Got it. And then my last one, it’s just because I don’t have it in front of me the K, it was kind of hard for me. I haven’t read one in a while, but what is the threshold that the rights kick into? Is it a 10% buyer or a 15% buyer? Could you just remind me of that?
So if someone acquires 16% then all of a sudden, it’s just the GP that gets the extra units or gets the extra voting shares, however you call it, and that would force a conversation?
It’s not just the GP. I mean, the comment is involved in this as well. And there is – there is – without going through the details of the rights plan, there is two mechanisms in the right plan – rights plan for giving folks the opportunity to put in additional capital into the company.
Got it. Okay. Well, great guys, again, congratulations on getting through a tough weather season, and thanks for clarifying that for me. I appreciate it.
Great. Good to talk to you, spent a while. Thank you.
Spent a while. We are still here. Thanks. Okay.
Our next question comes from Tim Mullen from Laurelton Management. Please go ahead with your question.
Thanks, guys. Thanks for taking the call and questions. One, I just want to follow-up on the buyback question that was just asked. And when, if ever, would we expect to hear any changes to the program? That’s my first question. And then the second question is just in regards to your lending relationships, have you seen any changes? Or do you anticipate any changes on the lending front, just given kind of all the banking turmoil that we’re seeing in the markets right now?
Sure. With regard to the right – not the rights plan, but the unit repurchase plan, we’re coming out of a quiet period in a couple of days. So it’s only during that open window where we can actually make changes. So if there is a change that we put in place, you’ll see an 8-K that we would file. And that’s basically how we’ve done this over the years is when there is an open window we will issue an 8-K, which either changing the threshold or changing the number of units. Yes, we see the potential banking crisis we haven’t seen any significant change or any change, frankly, in our relationships with our member banks. We’ve been funded throughout the quarter, as we increased our working capital borrowings and then decreased our working capital borrowings, but we never had any instance where somebody said that they couldn’t fund or somebody had to put up for another bank had they kind of put up for another bank?
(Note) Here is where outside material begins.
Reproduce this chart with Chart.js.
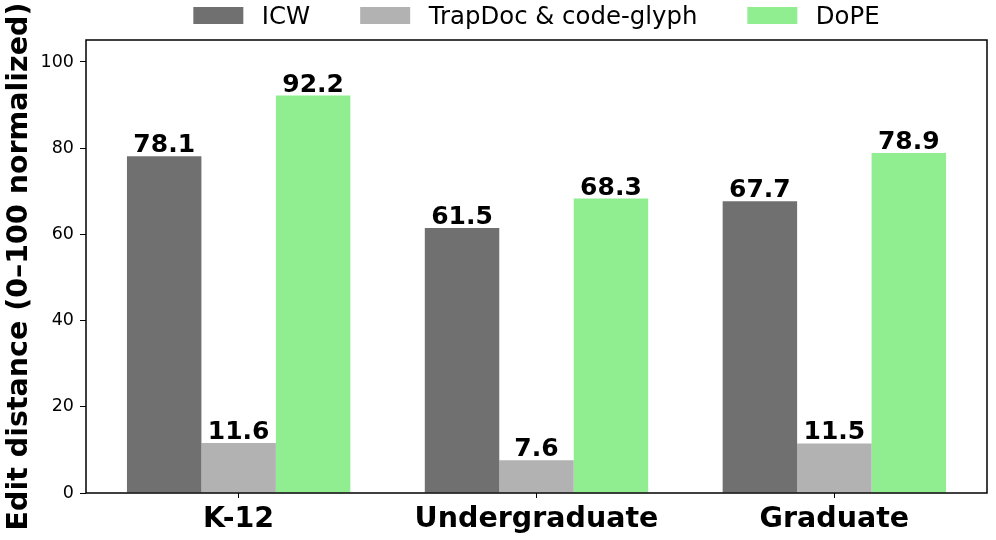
<!DOCTYPE html>
<html lang="en">
<head>
    <meta charset="UTF-8">
    <title>Edit distance by level</title>
    <script src="https://cdn.jsdelivr.net/npm/chart.js"></script>
    <style>
        html, body { margin: 0; padding: 0; background: #ffffff; }
        #wrap { width: 996px; height: 540px; position: relative; }
    </style>
</head>
<body>
    <div id="wrap">
        <canvas id="editChart"></canvas>
    </div>

    <script>
        // Data
        const levels = ['K-12', 'Undergraduate', 'Graduate'];
        const seriesNames = ['ICW', 'TrapDoc & code-glyph', 'DoPE'];
        const icwValues = [78.1, 61.5, 67.7];
        const trapdocValues = [11.6, 7.6, 11.5];
        const dopeValues = [92.2, 68.3, 78.9];
        const yTicks = [0, 20, 40, 60, 80, 100];
        const yMax = 105.1;

        const colors = ['#707070', '#b2b2b2', '#90ee90'];
        const FONT = "'DejaVu Sans', sans-serif";
        // matplotlib-like x margins around the bar groups
        const xPad = 0.5125;

        const toPoints = vals => vals.map((v, i) => ({ x: i, y: v }));

        // Full box around the plot area, like matplotlib spines
        const frame = {
            id: 'frame',
            afterDatasetsDraw(chart) {
                const { ctx, chartArea: a } = chart;
                ctx.save();
                ctx.strokeStyle = '#000000';
                ctx.lineWidth = 1.5;
                ctx.strokeRect(a.left, a.top, a.right - a.left, a.bottom - a.top);
                ctx.restore();
            }
        };

        // Value labels above each bar
        const barLabels = {
            id: 'barLabels',
            afterDatasetsDraw(chart) {
                const { ctx } = chart;
                ctx.save();
                ctx.font = 'bold 25px ' + FONT;
                ctx.fillStyle = '#000000';
                ctx.textAlign = 'center';
                ctx.textBaseline = 'alphabetic';
                chart.data.datasets.forEach((ds, i) => {
                    chart.getDatasetMeta(i).data.forEach((bar, j) => {
                        ctx.fillText(ds.data[j].y.toFixed(1), bar.x, bar.y - 4);
                    });
                });
                ctx.restore();
            }
        };

        // Legend row on top, centred over the plot area
        const topLegend = {
            id: 'topLegend',
            afterDraw(chart) {
                const { ctx, chartArea: a } = chart;
                const boxW = 50, boxH = 17, textGap = 18.5, itemGap = 50;
                ctx.save();
                ctx.font = '24.4px ' + FONT;
                const widths = chart.data.datasets.map(ds => ctx.measureText(ds.label).width);
                const total = widths.reduce((s, w) => s + boxW + textGap + w, 0) + itemGap * (widths.length - 1);
                let x = (a.left + a.right) / 2 - total / 2;
                ctx.textBaseline = 'alphabetic';
                chart.data.datasets.forEach((ds, i) => {
                    ctx.fillStyle = ds.backgroundColor;
                    ctx.fillRect(x, 7, boxW, boxH);
                    ctx.fillStyle = '#000000';
                    ctx.fillText(ds.label, x + boxW + textGap, 24);
                    x += boxW + textGap + widths[i] + itemGap;
                });
                ctx.restore();
            }
        };

        new Chart(document.getElementById('editChart'), {
            type: 'bar',
            data: {
                datasets: [
                    { label: seriesNames[0], data: toPoints(icwValues), backgroundColor: colors[0] },
                    { label: seriesNames[1], data: toPoints(trapdocValues), backgroundColor: colors[1] },
                    { label: seriesNames[2], data: toPoints(dopeValues), backgroundColor: colors[2] }
                ]
            },
            options: {
                responsive: true,
                maintainAspectRatio: false,
                animation: false,
                events: [],
                datasets: {
                    bar: { categoryPercentage: 0.75, barPercentage: 1.0, borderWidth: 0 }
                },
                layout: { padding: { top: 40, right: 9, left: 0, bottom: 0 } },
                plugins: {
                    legend: { display: false },
                    tooltip: { enabled: false }
                },
                scales: {
                    x: {
                        type: 'linear',
                        min: -xPad,
                        max: levels.length - 1 + xPad,
                        offset: false,
                        border: { display: false },
                        grid: { offset: false, drawOnChartArea: false, drawTicks: true, tickLength: 5, tickColor: '#000000' },
                        ticks: {
                            color: '#000000',
                            padding: 4,
                            font: { family: FONT, size: 28.5, weight: 'bold' },
                            callback: v => levels[v]
                        },
                        afterBuildTicks(scale) { scale.ticks = levels.map((_, i) => ({ value: i })); },
                        afterFit(scale) { scale.height = 47; }
                    },
                    y: {
                        min: 0,
                        max: yMax,
                        border: { display: false },
                        grid: { drawOnChartArea: false, drawTicks: true, tickLength: 6, tickColor: '#000000' },
                        ticks: { color: '#000000', padding: 6, font: { family: FONT, size: 17.5 } },
                        afterBuildTicks(scale) { scale.ticks = yTicks.map(v => ({ value: v })); },
                        afterFit(scale) { scale.width = 86; },
                        title: {
                            display: true,
                            text: 'Edit distance (0\u2013100 normalized)',
                            color: '#000000',
                            padding: { top: 2, bottom: 2 },
                            font: { family: FONT, size: 28.5, weight: 'bold' }
                        }
                    }
                }
            },
            plugins: [frame, barLabels, topLegend]
        });
    </script>
</body>
</html>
Got it. And then just going back to the buyback question, I was under the impression that there isn’t much discretion on your part that it’s pretty price sensitive. Is that not the case? I ask that in the context of your comment about a bit more, and that’s how you...
Yes, that is the – yes, there is really no – there really is no discretion for us. I suppose we could have increased the number of units in the prior open period, which would have been, I think, February as we came out of the first quarter. We could have probably made a change there. But again, we were in the middle of the warmest quarter and it’s probably turned out to be the warmest year and price of the product was still pretty high.
[Operator Instructions] And gentlemen, at this time, I’m showing no additional questions. I’d like to turn the floor back over to Mr. Woosnam for any closing remarks.
Okay. Well, thank you for taking the time to join us today and your ongoing interest in Star Group. We look forward to sharing our 2023 fiscal third quarter results in August. Thanks, everyone.
And with that, ladies and gentlemen, we will conclude today’s conference call. We thank you for attending. You may now disconnect your lines.